4. Immediately Vest Employer Contributions for all Participants
Employee deferrals always vest immediately, but employers often structure plans with delayed vesting of matching contributions. This creates a golden handcuff that ties an employee to the company since they would forfeit part of their employer’s contributions by leaving early.
Whether elective or nonelective contributions are used, employer contributions must be vested immediately in a Safe Harbor 401(k) plan with two exceptions: (1) the profit-sharing component of employer contributions and (2) for employers who utilize a Qualified Automatic Contribution Arrangement.
Qualified Automatic Contribution Arrangement (QACA)
A QACA is a subtype of Safe Harbor 401(k) plans that’s relatively new. Matching requirements are similar, although formulas differ. The biggest difference with a QACA is that employees who don’t enroll in the company’s 401(k), but also don’t take steps to opt-out, must be automatically enrolled on a date specified in plan documents.
The highlights for QACAs include:
- Automatic enrollment for any employee who doesn’t opt out at predetermined deferral and matching rates
- Employers must fully match the first 1% of employee deferrals plus 50% of deferrals between 1% and 6%, with an effective match rate of at least 3.5%, or
- Employers make non-elective contributions to employee accounts equalling at least 3% of each employee’s total compensation
- Contributions are not required to be immediately vested, but can instead be subject to a 2-year schedule from the IRS
Alternatives to a Safe Harbor 401(k)
A 401(k) Safe Harbor isn’t appropriate for all small businesses, so business owners should consider simple, cost-efficient alternatives that are more familiar and can be much easier to setup and administer. These include several types of qualified IRAs as well as traditional 401(k) plans that do not qualify for Safe Harbor status.
The 4 best alternatives to a Safe Harbor 401(k) plan include:
1. Traditional IRA
The Traditional IRA is the simplest of all qualified retirement accounts. Accounts are easy to create, cost almost nothing to administer and permit account-holders incredible flexibility in selecting investments. These accounts can be created from scratch or used for rolling over account balances from other types of qualified plans to achieve greater account flexibility or mobility.
The downsides are twofold. First, Traditional IRAs can’t be utilized by anyone who is eligible for a qualified retirement plan through their employer. Second, the IRS limits tax-qualified contributions to Traditional IRAs to just $5,500 per year ($6,500 for participants over age 50 who want to make catch-up contributions).
Traditional IRAs are often a good choice for independent consultants and sole practitioners who have not yet achieved a high degree of profitability, as well as employees of small businesses that have not yet set up company-sponsored retirement plans.
2. SIMPLE IRA
A SIMPLE IRA (Savings Incentive Match Plan for Employees), sometimes called a “poor man’s 401(k),” is another straightforward alternative to more expensive employer retirement plans. In the case of SIMPLE IRAs, plans must be set up by an employer – just like a 401(k) – but are relatively easier to establish and cheaper to administer.

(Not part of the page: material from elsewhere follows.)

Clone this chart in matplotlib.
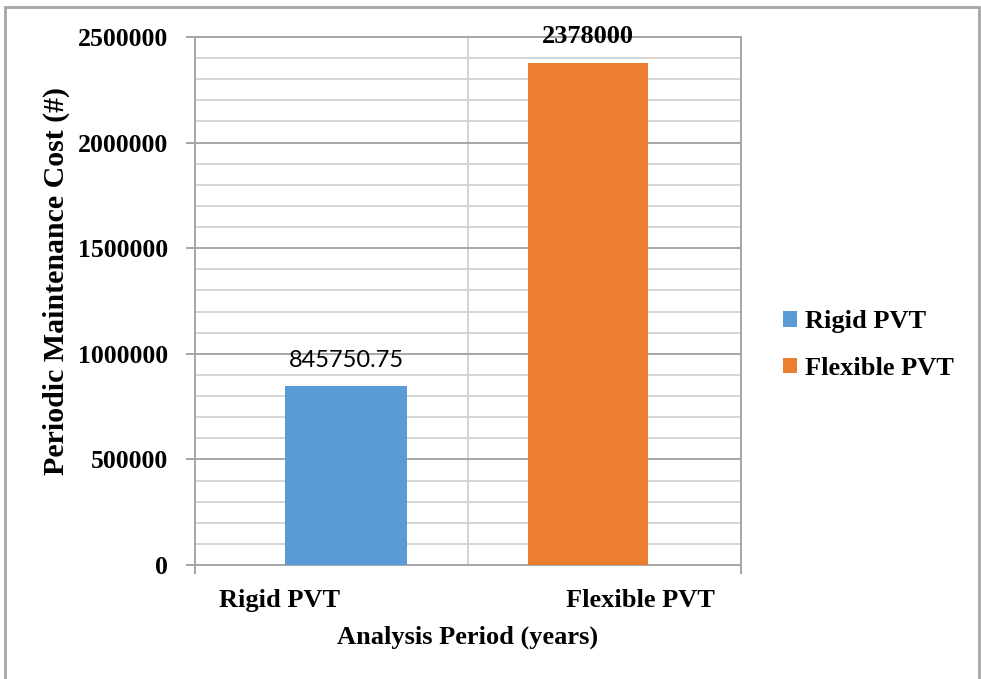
import matplotlib
matplotlib.use("Agg")
import matplotlib.pyplot as plt
from matplotlib.patches import Rectangle, Patch
from matplotlib.ticker import MultipleLocator

# pavement types and their periodic maintenance cost
categories = ["Rigid PVT", "Flexible PVT"]
costs = [845750.75, 2378000]
cost_labels = ["845750.75", "2378000"]
colors = ["#5b9bd5", "#ed7d31"]

serif = "Liberation Serif"

fig = plt.figure(figsize=(9.81, 6.79), dpi=100)
ax = fig.add_axes([195 / 981, 1 - 565 / 679, 546 / 981, 528 / 679])

# bars sit a little off the category centres, as in the original sheet
offsets = [0.053, -0.06]
widths = [0.447, 0.44]
xpos = [i + off for i, off in enumerate(offsets)]
bars = ax.bar(xpos, costs, width=widths, color=colors, zorder=3)

ax.set_xlim(-0.5, 1.5)
ax.set_ylim(0, 2500000)

# gridlines: major every 500k, minor every 100k
ax.yaxis.set_major_locator(MultipleLocator(500000))
ax.yaxis.set_minor_locator(MultipleLocator(100000))
ax.grid(which="minor", axis="y", color="#d4d4d4", linewidth=1.4, zorder=0)
ax.grid(which="major", axis="y", color="#a6a6a6", linewidth=1.4, zorder=1)
ax.axvline(0.5, color="#d4d4d4", linewidth=1.4, zorder=0)

for side in ["left", "bottom", "right", "top"]:
    ax.spines[side].set_color("#a6a6a6")
    ax.spines[side].set_linewidth(1.4)

ax.tick_params(axis="y", which="major", length=6.5, width=1.4, color="#a6a6a6", pad=13)
ax.tick_params(axis="y", which="minor", length=0)
ax.set_yticks([0, 500000, 1000000, 1500000, 2000000, 2500000])
ax.set_yticklabels(["0", "500000", "1000000", "1500000", "2000000", "2500000"],
                   fontfamily=serif, fontweight="bold", fontsize=18.5)

# category labels are shifted away from the middle
ax.set_xticks([-0.19, 1.13])
ax.set_xticklabels(categories, fontfamily=serif, fontweight="bold", fontsize=19)
ax.tick_params(axis="x", which="major", length=0, pad=17)
ax.set_xticks([-0.5, 1.5], minor=True)
ax.tick_params(axis="x", which="minor", length=6.5, width=1.4, color="#a6a6a6")

ax.set_xlabel("Analysis Period (years)", fontfamily=serif, fontweight="bold",
              fontsize=19, labelpad=10)
fig.text(56 / 981, 1 - 281 / 679, "Periodic Maintenance Cost (#)", rotation=90,
         ha="center", va="center", fontfamily=serif, fontweight="bold", fontsize=21.5)

# value labels
ax.annotate(cost_labels[0], (xpos[0], costs[0]), xytext=(0, 14),
            textcoords="offset points", ha="center", va="baseline",
            fontfamily="Lato", fontsize=17, zorder=5)
ax.annotate(cost_labels[1], (xpos[1], costs[1]), xytext=(0, 19),
            textcoords="offset points", ha="center", va="center",
            fontfamily=serif, fontweight="bold", fontsize=19, zorder=5,
            annotation_clip=False)

handles = [Patch(facecolor=c, edgecolor="none") for c in colors]
fig.legend(handles, categories, loc="center left",
           bbox_to_anchor=(783 / 981, 1 - 345 / 679), frameon=False,
           prop={"family": serif, "weight": "bold", "size": 19},
           handlelength=0.53, handleheight=0.53, handletextpad=0.3,
           labelspacing=0.9, borderpad=0, borderaxespad=0)

# outer chart border
fig.patches.append(Rectangle((5 / 981, -0.02), 974 / 981, 1.02 - 7 / 679,
                             transform=fig.transFigure, fill=False,
                             edgecolor="#a6a6a6", linewidth=2))

fig.savefig("out.png", dpi=100)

As in 401(k) plans, employees eligible for SIMPLE IRAs make elected deferrals that are matched by employers according to predetermined formulas outlined in plan documents. Contribution limits are higher than in Traditional IRAs, with employees able to defer up to $12,500 ($15,500 with catch-up contributions) for 2018. Employers can match employee deferrals up to 3% but must match at least 1% for no fewer than 2 of the preceding 5 years.
3. SEP IRAs
At the far end of the retirement account spectrum are SEP IRAs, which are set up and administered by an employer and prohibit employee deferrals. Instead, employers make all contributions, which must be proportional for all employees (including themselves) based on individual compensation and limited to the lesser of $55,000 or 25% of pre-tax income.
SEP IRAs are perhaps the most flexible IRAs available for employers, but also among the most expensive – not because of administrative costs, which are virtually zero, but because company owners are responsible for all contributions to employee accounts. These plans can be extremely advantageous for very small businesses (1-5 employees) with high levels of profitability.

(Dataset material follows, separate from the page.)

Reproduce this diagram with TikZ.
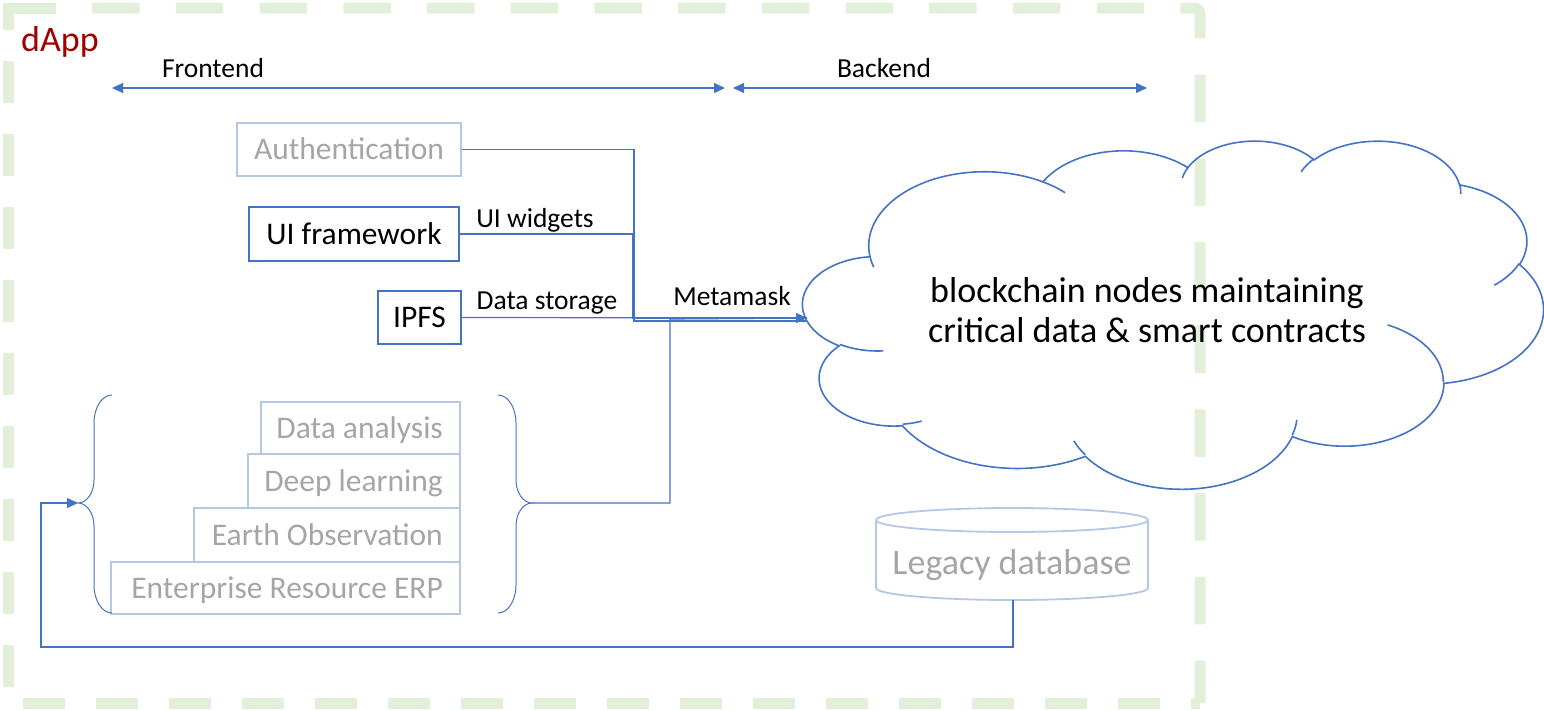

4. Traditional 401(k) Plans
Traditional 401(k)s are almost identical to Safe Harbor Plans, except they aren’t subject to the same employer contribution requirements. Instead, these plans undergo annual nondiscrimination testing from which Safe Harbor Plans are exempt and typically restrict the amounts that company owners and HCEs can defer due to low NHCE participation or top-heavy account balances.
Like Safe Harbor Plans, Traditional 401(k) Plans require plan documents to be structured and adopted, recordkeeping systems to be put in place, a trust to be formed and administered to hold plan assets, and timely disclosures to be made to eligible employees. Administration fees, custodian fees, annual filing charges, and other costs are typically involved with setup and maintenance of a plan.

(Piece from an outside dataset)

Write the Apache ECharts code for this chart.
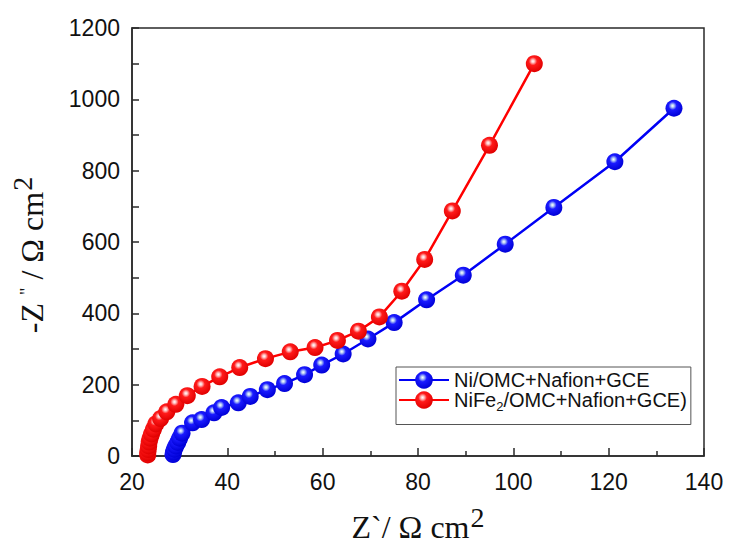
<!DOCTYPE html>
<html>
<head>
<meta charset="utf-8">
<script src="https://cdn.jsdelivr.net/npm/echarts@6/dist/echarts.min.js"></script>
<style>
  html, body { margin: 0; padding: 0; background: #ffffff; }
  #chart { width: 731px; height: 548px; }
</style>
</head>
<body>
<div id="chart"></div>
<script>
// Nyquist plot: Z' (real) vs -Z'' (imaginary), both in Ω cm²
const seriesNames = ['Ni/OMC+Nafion+GCE', 'NiFe2/OMC+Nafion+GCE)'];

const niZre = [28.6, 28.7, 28.9, 29.2, 29.6, 30.0, 30.5, 32.7, 34.6, 37.2, 38.8, 42.3, 44.8,
  48.4, 52.0, 56.2, 59.8, 64.3, 69.5, 75.0, 81.8, 89.5, 98.3, 108.5, 121.3, 133.7];
const niZim = [4, 11, 19, 28, 38, 50, 64, 93, 102, 121, 136, 149, 167,
  186, 203, 228, 255, 286, 328, 374, 438, 507, 594, 697, 825, 975];

const nifeZre = [23.3, 23.3, 23.4, 23.5, 23.6, 23.8, 24.1, 24.5, 25.0, 26.0, 27.3, 29.2, 31.6,
  34.7, 38.4, 42.6, 48.0, 53.2, 58.4, 63.1, 67.5, 71.9, 76.6, 81.4, 87.2, 95.0, 104.4];
const nifeZim = [3, 9, 18, 28, 39, 50, 62, 75, 90, 105, 124, 145, 169,
  195, 222, 248, 273, 292, 304, 324, 350, 390, 462, 551, 687, 871, 1100];

const xTicks = { min: 20, max: 140, step: 20 };
const yTicks = { min: 0, max: 1200, step: 200 };

function pairs(xs, ys) { return xs.map((x, i) => [x, ys[i]]); }

// glossy sphere fill for the markers
function sphere(hi, core, edge) {
  return {
    type: 'radial', x: 0.42, y: 0.36, r: 0.64,
    colorStops: [
      { offset: 0, color: '#ffffff' },
      { offset: 0.14, color: hi },
      { offset: 0.38, color: core },
      { offset: 1, color: edge }
    ]
  };
}

const blueBall = sphere('#b4ccf4', '#1a1aff', '#0000d6');
const redBall = sphere('#ffc4c4', '#ff1a1a', '#e00000');

const axisFont = 'Liberation Sans';
const serif = 'Liberation Serif';

const chart = echarts.init(document.getElementById('chart'), null, { renderer: 'svg' });

chart.setOption({
  animation: false,
  backgroundColor: '#ffffff',
  grid: {
    left: 127, right: 27, top: 28, bottom: 91,
    show: true, borderColor: '#2a2a2a', borderWidth: 1.5, backgroundColor: 'transparent'
  },
  legend: {
    orient: 'vertical',
    left: 396, top: 367,
    padding: [3, 4, 12, 2],
    itemGap: 0,
    itemWidth: 50, itemHeight: 22,
    borderColor: '#555', borderWidth: 1,
    backgroundColor: '#ffffff',
    textStyle: {
      fontFamily: axisFont, fontSize: 20, color: '#111',
      rich: {
        t: { fontFamily: axisFont, fontSize: 20, color: '#111' },
        sub: { fontFamily: axisFont, fontSize: 13, color: '#111', padding: [12, 0, 0, 0] }
      }
    },
    formatter: function (name) {
      const m = name.match(/^(NiFe)2(.*)$/);
      if (m) return '{t|' + m[1] + '}{sub|2}{t|' + m[2] + '}';
      return '{t|' + name + '}';
    },
    data: seriesNames
  },
  xAxis: {
    type: 'value',
    min: xTicks.min, max: xTicks.max, interval: xTicks.step,
    name: '{n|Z`/ Ω cm}{s|2}',
    nameLocation: 'middle',
    nameGap: 47,
    nameTextStyle: {
      rich: {
        n: { fontFamily: serif, fontSize: 32, color: '#111', verticalAlign: 'bottom' },
        s: { fontFamily: serif, fontSize: 28, color: '#111', verticalAlign: 'bottom', padding: [0, 0, 12, 1] }
      }
    },
    axisLine: { show: true, lineStyle: { color: '#2a2a2a', width: 1.5 } },
    axisTick: { show: true, inside: true, length: 8, lineStyle: { color: '#2a2a2a', width: 1.5 } },
    minorTick: { show: true, splitNumber: 2, length: 5, lineStyle: { color: '#2a2a2a', width: 1.5 } },
    axisLabel: { fontFamily: axisFont, fontSize: 23, color: '#111', margin: 14 },
    splitLine: { show: false }
  },
  yAxis: {
    type: 'value',
    min: yTicks.min, max: yTicks.max, interval: yTicks.step,
    name: '{n|-Z }{q|"}{n| / Ω cm}{s|2}',
    nameLocation: 'middle',
    nameGap: 84,
    nameTextStyle: {
      padding: [0, 26, 0, 0],
      rich: {
        n: { fontFamily: serif, fontSize: 32, color: '#111', verticalAlign: 'bottom' },
        q: { fontFamily: serif, fontSize: 18, color: '#111', verticalAlign: 'bottom', padding: [0, 0, 12, 0] },
        s: { fontFamily: serif, fontSize: 28, color: '#111', verticalAlign: 'bottom', padding: [0, 0, 12, 1] }
      }
    },
    axisLine: { show: true, lineStyle: { color: '#2a2a2a', width: 1.5 } },
    axisTick: { show: true, inside: true, length: 7, lineStyle: { color: '#2a2a2a', width: 1.5 } },
    minorTick: { show: true, splitNumber: 2, length: 7, lineStyle: { color: '#2a2a2a', width: 1.5 } },
    axisLabel: {
      fontFamily: axisFont, fontSize: 23, color: '#111', margin: 12,
      formatter: function (v) { return String(v); }
    },
    splitLine: { show: false }
  },
  series: [
    {
      name: seriesNames[0],
      type: 'line',
      data: pairs(niZre, niZim),
      symbol: 'circle',
      symbolSize: 17,
      lineStyle: { color: '#0000f5', width: 2.5 },
      itemStyle: { color: blueBall, borderWidth: 0 },
      z: 2
    },
    {
      name: seriesNames[1],
      type: 'line',
      data: pairs(nifeZre, nifeZim),
      symbol: 'circle',
      symbolSize: 17,
      lineStyle: { color: '#ff0000', width: 2.5 },
      itemStyle: { color: redBall, borderWidth: 0 },
      z: 3
    }
  ]
});
</script>
</body>
</html>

How Retirement Accounts Stack Up: A Quick Comparison
|Type of Plan|
|Safe Harbor 401(k)|
|SEP IRA or solo 401(k)|
*Contributions must be from employers, rather than through employee deferrals.
Many options exist for employers and employees to save for retirement and shelter income from taxes each year. Safe Harbor 401(k) plans offer tremendous advantages for owners and highly-compensated employees (HCEs) to shelter sizeable amounts of income each year. This can happen because of generous contribution programs.